**DATA PROVIDED**
◇ ◇ ◇ ◇
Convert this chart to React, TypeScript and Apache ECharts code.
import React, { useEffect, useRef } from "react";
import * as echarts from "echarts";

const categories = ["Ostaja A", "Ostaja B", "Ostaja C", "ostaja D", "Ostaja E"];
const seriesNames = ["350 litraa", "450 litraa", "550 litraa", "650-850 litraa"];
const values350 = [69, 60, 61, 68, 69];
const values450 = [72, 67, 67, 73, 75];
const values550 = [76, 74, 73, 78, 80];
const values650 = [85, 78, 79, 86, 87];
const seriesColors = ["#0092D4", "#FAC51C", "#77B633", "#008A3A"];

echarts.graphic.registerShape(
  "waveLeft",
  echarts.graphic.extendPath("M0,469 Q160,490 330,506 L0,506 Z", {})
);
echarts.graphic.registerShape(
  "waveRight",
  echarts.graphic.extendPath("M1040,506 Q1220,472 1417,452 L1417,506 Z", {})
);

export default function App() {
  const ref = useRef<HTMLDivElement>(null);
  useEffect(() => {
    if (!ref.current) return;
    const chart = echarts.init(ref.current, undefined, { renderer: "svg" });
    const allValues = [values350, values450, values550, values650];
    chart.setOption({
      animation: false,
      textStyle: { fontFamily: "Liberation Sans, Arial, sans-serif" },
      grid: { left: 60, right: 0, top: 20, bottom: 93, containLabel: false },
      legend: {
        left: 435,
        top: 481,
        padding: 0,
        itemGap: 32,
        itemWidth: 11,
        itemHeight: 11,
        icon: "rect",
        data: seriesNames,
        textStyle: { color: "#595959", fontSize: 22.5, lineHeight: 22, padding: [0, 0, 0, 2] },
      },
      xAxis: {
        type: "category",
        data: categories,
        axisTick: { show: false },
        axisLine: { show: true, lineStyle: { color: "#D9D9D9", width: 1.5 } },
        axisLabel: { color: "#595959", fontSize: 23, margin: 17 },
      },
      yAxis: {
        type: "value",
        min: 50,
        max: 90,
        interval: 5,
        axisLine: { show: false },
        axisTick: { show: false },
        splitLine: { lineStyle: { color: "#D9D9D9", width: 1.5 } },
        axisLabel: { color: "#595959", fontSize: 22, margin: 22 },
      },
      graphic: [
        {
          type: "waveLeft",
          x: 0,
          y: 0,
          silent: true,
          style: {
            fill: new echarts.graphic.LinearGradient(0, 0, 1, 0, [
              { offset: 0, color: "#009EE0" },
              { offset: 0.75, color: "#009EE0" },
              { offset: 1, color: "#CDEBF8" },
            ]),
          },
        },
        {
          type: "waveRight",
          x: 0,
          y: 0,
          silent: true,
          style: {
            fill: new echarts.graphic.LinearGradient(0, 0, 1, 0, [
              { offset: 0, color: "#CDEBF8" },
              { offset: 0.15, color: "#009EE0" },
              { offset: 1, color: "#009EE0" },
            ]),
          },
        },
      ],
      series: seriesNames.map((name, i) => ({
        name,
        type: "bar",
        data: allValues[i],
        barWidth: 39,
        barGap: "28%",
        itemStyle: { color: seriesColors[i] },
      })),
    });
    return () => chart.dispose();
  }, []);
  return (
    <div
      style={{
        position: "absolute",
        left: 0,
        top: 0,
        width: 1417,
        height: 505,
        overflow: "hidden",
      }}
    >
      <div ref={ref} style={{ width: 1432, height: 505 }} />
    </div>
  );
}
◇ ◇ ◇ ◇
**REQUIRED WORK**
Hand back the material above in full, exactly as written.

**EXERCISE RESULT**
Convert this chart to React, TypeScript and Apache ECharts code.
import React, { useEffect, useRef } from "react";
import * as echarts from "echarts";

const categories = ["Ostaja A", "Ostaja B", "Ostaja C", "ostaja D", "Ostaja E"];
const seriesNames = ["350 litraa", "450 litraa", "550 litraa", "650-850 litraa"];
const values350 = [69, 60, 61, 68, 69];
const values450 = [72, 67, 67, 73, 75];
const values550 = [76, 74, 73, 78, 80];
const values650 = [85, 78, 79, 86, 87];
const seriesColors = ["#0092D4", "#FAC51C", "#77B633", "#008A3A"];

echarts.graphic.registerShape(
  "waveLeft",
  echarts.graphic.extendPath("M0,469 Q160,490 330,506 L0,506 Z", {})
);
echarts.graphic.registerShape(
  "waveRight",
  echarts.graphic.extendPath("M1040,506 Q1220,472 1417,452 L1417,506 Z", {})
);

export default function App() {
  const ref = useRef<HTMLDivElement>(null);
  useEffect(() => {
    if (!ref.current) return;
    const chart = echarts.init(ref.current, undefined, { renderer: "svg" });
    const allValues = [values350, values450, values550, values650];
    chart.setOption({
      animation: false,
      textStyle: { fontFamily: "Liberation Sans, Arial, sans-serif" },
      grid: { left: 60, right: 0, top: 20, bottom: 93, containLabel: false },
      legend: {
        left: 435,
        top: 481,
        padding: 0,
        itemGap: 32,
        itemWidth: 11,
        itemHeight: 11,
        icon: "rect",
        data: seriesNames,
        textStyle: { color: "#595959", fontSize: 22.5, lineHeight: 22, padding: [0, 0, 0, 2] },
      },
      xAxis: {
        type: "category",
        data: categories,
        axisTick: { show: false },
        axisLine: { show: true, lineStyle: { color: "#D9D9D9", width: 1.5 } },
        axisLabel: { color: "#595959", fontSize: 23, margin: 17 },
      },
      yAxis: {
        type: "value",
        min: 50,
        max: 90,
        interval: 5,
        axisLine: { show: false },
        axisTick: { show: false },
        splitLine: { lineStyle: { color: "#D9D9D9", width: 1.5 } },
        axisLabel: { color: "#595959", fontSize: 22, margin: 22 },
      },
      graphic: [
        {
          type: "waveLeft",
          x: 0,
          y: 0,
          silent: true,
          style: {
            fill: new echarts.graphic.LinearGradient(0, 0, 1, 0, [
              { offset: 0, color: "#009EE0" },
              { offset: 0.75, color: "#009EE0" },
              { offset: 1, color: "#CDEBF8" },
            ]),
          },
        },
        {
          type: "waveRight",
          x: 0,
          y: 0,
          silent: true,
          style: {
            fill: new echarts.graphic.LinearGradient(0, 0, 1, 0, [
              { offset: 0, color: "#CDEBF8" },
              { offset: 0.15, color: "#009EE0" },
              { offset: 1, color: "#009EE0" },
            ]),
          },
        },
      ],
      series: seriesNames.map((name, i) => ({
        name,
        type: "bar",
        data: allValues[i],
        barWidth: 39,
        barGap: "28%",
        itemStyle: { color: seriesColors[i] },
      })),
    });
    return () => chart.dispose();
  }, []);
  return (
    <div
      style={{
        position: "absolute",
        left: 0,
        top: 0,
        width: 1417,
        height: 505,
        overflow: "hidden",
      }}
    >
      <div ref={ref} style={{ width: 1432, height: 505 }} />
    </div>
  );
}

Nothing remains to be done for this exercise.